Ce qui est marquant dans la photo du concours est le décalage entre le café Starbucks (cher) et la situation précaire des deux personnes dont on ne connait rien (et dont il ne connait probablement rien non plus). Leur misère n’est que l’amorce de la mise en scène : moi > aide > héros. La notion d’aide n’est que la prétexte à la mise en avant de soi et l’autre intervient pour légitimer le discours (« il était très content »). La scène m’a fait pensé à cette célèbre chanteuse française qui a refusé deux jours avant une intervention dans un hôpital de s’y rendre parce qu’il n’y aurait pas de caméra. Aider les gens, c’est les faire passer en premier, c’est aimer l’autre. On ne peut aider l’autre en voulant y gagner quelque chose.

Mais après tout, peut-on reprocher à ce jeune de 15 ans de se servir de la misère de deux personnes pour faire sa promo sur leur dos, alors que deux marques se servent de son incompréhension du système pour faire leurs promos sur lui ?

Une exploitation sans cadre

En France, le travail est interdit avant 16 ans. Seul le préfet du département où est implanté l’employeur peut autoriser un mineur de 16 ans à travailler à travers une commission DDASS où sont représentés la Direction du Travail, la DDASS, la justice et parfois des représentants artistiques. Le travail est limité à un certain nombre d’heures et dans des conditions strictes. Ces dispositions sont directement liées à ce qu’on a appelé aux Etats-Unis la loi Coogan (le California Child Actor’s Bill), du nom de Jackie Coogan, le Kid de Chaplin, connu pour avoir été dépouillé de son argent par ses parents (comme les Culkin, les Jackson ou Jordy). En France, une grande partie, quand ce n’est la totalité, des revenus des enfants du spectacle sont bloqués à la Caisse des Dépôts et Consignations jusqu’à leur majorité où ils seront les seuls bénéficiaires. Seuls des cas très précis et encadrés permettent de débloquer une partie des fonds.

Internet, et notamment YouTube, a fait émerger une nouvelle génération d’enfants du spectacle qui, initialement, s’emploie seul en créant des contenus en dépit des règles ou des apprentissages traditionnellement établis et avec pour seule contrainte, celle de l’envie. Et surtout, comme force majeure de susciter l’empathie et l’identification des jeunes du même âge qui voient, à travers ces vidéos amateures pas très bien réalisées et un peu maladroites, une image parfois idéalisée d’eux mêmes. Plusieurs entrepreneurs l’ont bien compris et les plus gros groupes (Webedia et Melty en tête) se sont positionnés sur le sujet pour monétiser cette audience et driver leur trafic à leur profit en ignorant le plus souvent des règles essentielles pour protéger ces créateurs.
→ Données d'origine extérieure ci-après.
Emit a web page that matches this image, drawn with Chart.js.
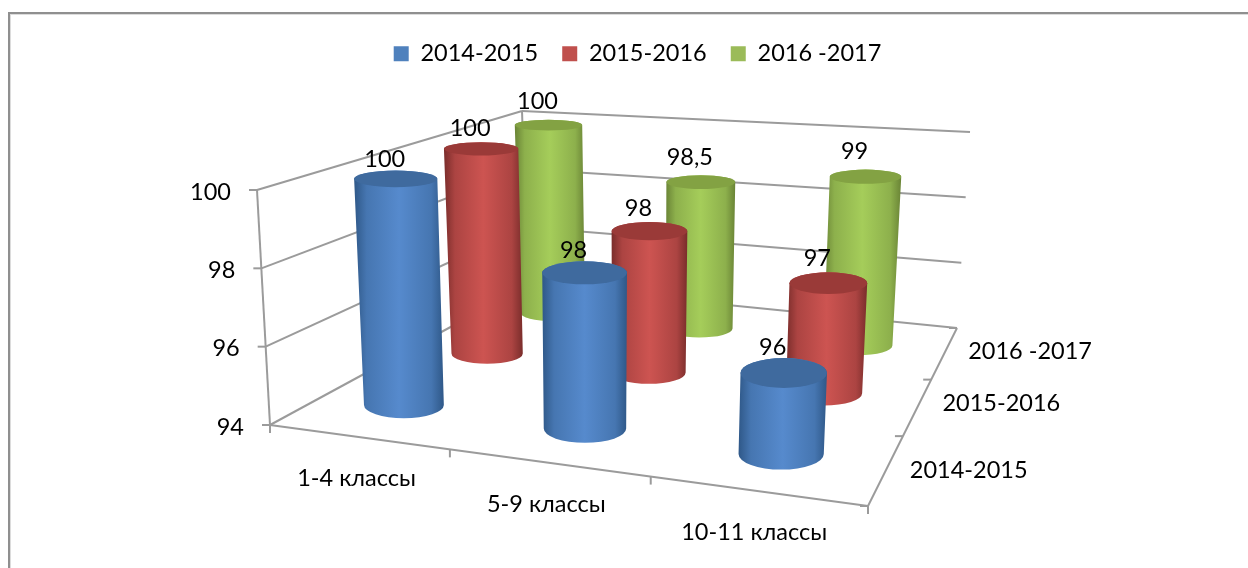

Exploiter l’oeuvre d’un mineur ne nécessite que l’acception écrite des représentants légaux et du mineur. Faille du système ou non, le législateur considère que le mineur n’est pas employé lorsqu’il créé et que son travail est acheté, au même titre que n’importe quel autre créateur. C’est le cas youtubeurs, instagrameurs, vineurs, et même avant, des mineurs qui publient des ouvrages ou des photographies. Ce vide juridique pose néanmoins la question des affaires Coogan et de ces mineurs dépouillés de leurs revenus par leurs parents avant leur majorité ou dont les revenus n’ont jamais été ni protégés ni gérés correctement (parfois même, jamais déclarés). Avec les audiences en croissants exponentielles et le changement d’orientation des investissements publicitaires, il y a fort un parier que les premiers millionnaires numériques mineurs devraient apparaître d’ici quelques mois aux Etats-Unis et dans quelques années en France, reposant la même question qu’il y a 50 ans.

Reste que des mineurs produisant spécifiquement du contenus pour une marque, et encore plus lors qu’ils sont physiquement impliqués dans une activité à l’extérieur, ne peuvent pas être couverts par la régime du droit d’auteur, mais bien par celui du salariat qui, de fait, est plus onéreux et contraignant pour l’employeur mais sécurisant pour les mineurs engagés. Sauf qu’eux ne peuvent pas le comprendre. Pire, on leur fait comprendre que c’est une chance, qu’ils vivent quelque chose d’extraordinaire et de fantastique, qu’ils peuvent rencontrer leurs fans ou gagner des cadeaux. Sans jamais expliquer qu’ils font implicitement la promotion d’un portail ou d’un produit pour des brands qui gagnent bien plus sur leurs talents/audiences que l’inverse.